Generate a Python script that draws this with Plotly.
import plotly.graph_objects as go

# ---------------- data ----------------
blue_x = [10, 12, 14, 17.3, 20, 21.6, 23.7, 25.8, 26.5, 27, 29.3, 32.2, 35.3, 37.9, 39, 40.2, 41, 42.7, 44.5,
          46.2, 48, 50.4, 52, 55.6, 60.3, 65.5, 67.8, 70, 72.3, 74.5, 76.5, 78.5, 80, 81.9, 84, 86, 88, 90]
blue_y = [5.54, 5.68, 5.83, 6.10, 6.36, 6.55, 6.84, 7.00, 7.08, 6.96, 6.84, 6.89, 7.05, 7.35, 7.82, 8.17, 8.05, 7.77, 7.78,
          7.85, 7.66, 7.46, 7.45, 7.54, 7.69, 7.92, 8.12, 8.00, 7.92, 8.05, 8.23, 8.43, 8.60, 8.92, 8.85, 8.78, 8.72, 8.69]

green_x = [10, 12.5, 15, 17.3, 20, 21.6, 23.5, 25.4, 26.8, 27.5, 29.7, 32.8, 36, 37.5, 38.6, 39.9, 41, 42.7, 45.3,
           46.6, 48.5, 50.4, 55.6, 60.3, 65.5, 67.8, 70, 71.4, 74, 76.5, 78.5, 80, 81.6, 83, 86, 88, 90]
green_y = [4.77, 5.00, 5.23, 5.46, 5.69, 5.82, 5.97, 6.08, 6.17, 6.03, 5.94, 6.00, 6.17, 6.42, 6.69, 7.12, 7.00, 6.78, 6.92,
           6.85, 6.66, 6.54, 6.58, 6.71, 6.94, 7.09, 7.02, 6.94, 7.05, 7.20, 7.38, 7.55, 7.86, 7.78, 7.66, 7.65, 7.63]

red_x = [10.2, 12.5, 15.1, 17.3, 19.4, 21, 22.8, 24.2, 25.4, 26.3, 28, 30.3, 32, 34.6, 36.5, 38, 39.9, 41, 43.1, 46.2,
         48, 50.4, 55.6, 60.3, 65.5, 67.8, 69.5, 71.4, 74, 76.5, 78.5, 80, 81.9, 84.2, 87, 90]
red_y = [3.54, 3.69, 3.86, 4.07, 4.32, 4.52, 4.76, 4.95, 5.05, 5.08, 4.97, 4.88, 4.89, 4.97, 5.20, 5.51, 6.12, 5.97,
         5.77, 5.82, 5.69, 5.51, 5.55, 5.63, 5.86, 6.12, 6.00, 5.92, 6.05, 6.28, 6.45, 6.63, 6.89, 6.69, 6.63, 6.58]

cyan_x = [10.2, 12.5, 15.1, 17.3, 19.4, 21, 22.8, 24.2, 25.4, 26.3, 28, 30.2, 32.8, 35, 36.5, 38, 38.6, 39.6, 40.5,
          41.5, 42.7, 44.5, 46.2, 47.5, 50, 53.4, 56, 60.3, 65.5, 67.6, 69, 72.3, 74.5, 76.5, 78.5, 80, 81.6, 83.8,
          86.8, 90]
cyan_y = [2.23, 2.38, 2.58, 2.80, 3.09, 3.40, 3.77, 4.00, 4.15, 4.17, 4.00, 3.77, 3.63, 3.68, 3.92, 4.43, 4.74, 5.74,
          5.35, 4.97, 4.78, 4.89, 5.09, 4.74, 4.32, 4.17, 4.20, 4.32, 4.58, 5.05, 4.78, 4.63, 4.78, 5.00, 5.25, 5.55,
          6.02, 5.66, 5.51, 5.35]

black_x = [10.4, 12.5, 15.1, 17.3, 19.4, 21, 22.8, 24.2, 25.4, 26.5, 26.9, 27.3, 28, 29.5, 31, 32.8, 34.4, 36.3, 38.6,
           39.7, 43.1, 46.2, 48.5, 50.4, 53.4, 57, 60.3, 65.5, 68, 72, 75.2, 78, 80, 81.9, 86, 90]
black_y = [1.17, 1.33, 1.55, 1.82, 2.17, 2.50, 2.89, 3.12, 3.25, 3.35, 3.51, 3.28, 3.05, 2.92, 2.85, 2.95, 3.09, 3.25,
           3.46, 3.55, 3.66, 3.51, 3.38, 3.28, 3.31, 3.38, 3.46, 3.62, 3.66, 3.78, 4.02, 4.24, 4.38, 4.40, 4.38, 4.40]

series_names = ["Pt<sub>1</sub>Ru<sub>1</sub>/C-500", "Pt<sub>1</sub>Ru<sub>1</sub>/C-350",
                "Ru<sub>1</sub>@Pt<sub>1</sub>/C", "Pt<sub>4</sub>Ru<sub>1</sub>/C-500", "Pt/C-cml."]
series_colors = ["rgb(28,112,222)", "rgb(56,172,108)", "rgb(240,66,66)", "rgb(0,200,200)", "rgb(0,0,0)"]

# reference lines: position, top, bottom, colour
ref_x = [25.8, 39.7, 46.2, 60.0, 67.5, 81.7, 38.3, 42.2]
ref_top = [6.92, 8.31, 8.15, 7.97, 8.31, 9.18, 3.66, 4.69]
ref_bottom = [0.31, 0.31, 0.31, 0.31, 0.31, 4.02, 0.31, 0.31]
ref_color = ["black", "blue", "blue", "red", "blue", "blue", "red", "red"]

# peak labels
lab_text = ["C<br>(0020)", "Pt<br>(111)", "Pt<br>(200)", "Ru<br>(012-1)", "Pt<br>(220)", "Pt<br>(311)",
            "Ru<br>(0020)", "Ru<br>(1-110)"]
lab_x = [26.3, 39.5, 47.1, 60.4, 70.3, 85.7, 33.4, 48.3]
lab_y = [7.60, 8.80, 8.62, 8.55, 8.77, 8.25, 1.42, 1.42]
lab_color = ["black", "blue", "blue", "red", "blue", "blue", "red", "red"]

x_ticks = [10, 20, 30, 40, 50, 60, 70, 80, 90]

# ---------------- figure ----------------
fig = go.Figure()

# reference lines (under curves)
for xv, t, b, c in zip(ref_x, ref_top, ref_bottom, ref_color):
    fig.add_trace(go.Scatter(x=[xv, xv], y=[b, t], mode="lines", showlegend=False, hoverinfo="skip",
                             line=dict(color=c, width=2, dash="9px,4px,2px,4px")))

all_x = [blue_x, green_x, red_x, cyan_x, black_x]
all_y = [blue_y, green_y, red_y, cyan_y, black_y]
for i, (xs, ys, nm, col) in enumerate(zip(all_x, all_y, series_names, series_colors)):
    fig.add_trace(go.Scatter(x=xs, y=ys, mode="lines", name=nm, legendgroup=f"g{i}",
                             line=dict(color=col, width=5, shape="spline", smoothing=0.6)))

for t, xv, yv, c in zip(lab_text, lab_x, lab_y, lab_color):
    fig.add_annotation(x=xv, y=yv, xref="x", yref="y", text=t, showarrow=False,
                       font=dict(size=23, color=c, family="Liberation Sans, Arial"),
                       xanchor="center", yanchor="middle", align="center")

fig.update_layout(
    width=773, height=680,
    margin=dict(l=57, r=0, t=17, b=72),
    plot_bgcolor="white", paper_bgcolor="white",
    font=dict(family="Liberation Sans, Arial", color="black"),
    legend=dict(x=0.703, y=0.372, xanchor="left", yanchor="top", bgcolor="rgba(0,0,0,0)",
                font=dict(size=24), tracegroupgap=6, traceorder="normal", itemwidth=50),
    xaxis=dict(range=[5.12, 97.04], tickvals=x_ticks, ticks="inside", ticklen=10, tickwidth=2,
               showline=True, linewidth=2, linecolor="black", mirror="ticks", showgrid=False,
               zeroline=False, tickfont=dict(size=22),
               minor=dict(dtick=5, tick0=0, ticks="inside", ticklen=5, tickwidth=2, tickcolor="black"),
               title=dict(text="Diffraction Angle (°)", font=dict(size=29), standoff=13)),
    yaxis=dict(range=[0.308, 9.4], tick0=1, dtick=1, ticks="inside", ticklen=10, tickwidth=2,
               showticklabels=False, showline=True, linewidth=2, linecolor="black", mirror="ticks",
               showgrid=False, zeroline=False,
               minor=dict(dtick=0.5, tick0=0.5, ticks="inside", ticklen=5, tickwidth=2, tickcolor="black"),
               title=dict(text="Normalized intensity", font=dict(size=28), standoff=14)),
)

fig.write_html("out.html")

- **Exercise directions**: Copy out the listing above, line by line and exactly, from its first line to the line holding "import plotly.graph_objects as go", inclusive.

- **Complete response**:
Generate a Python script that draws this with Plotly.
import plotly.graph_objects as go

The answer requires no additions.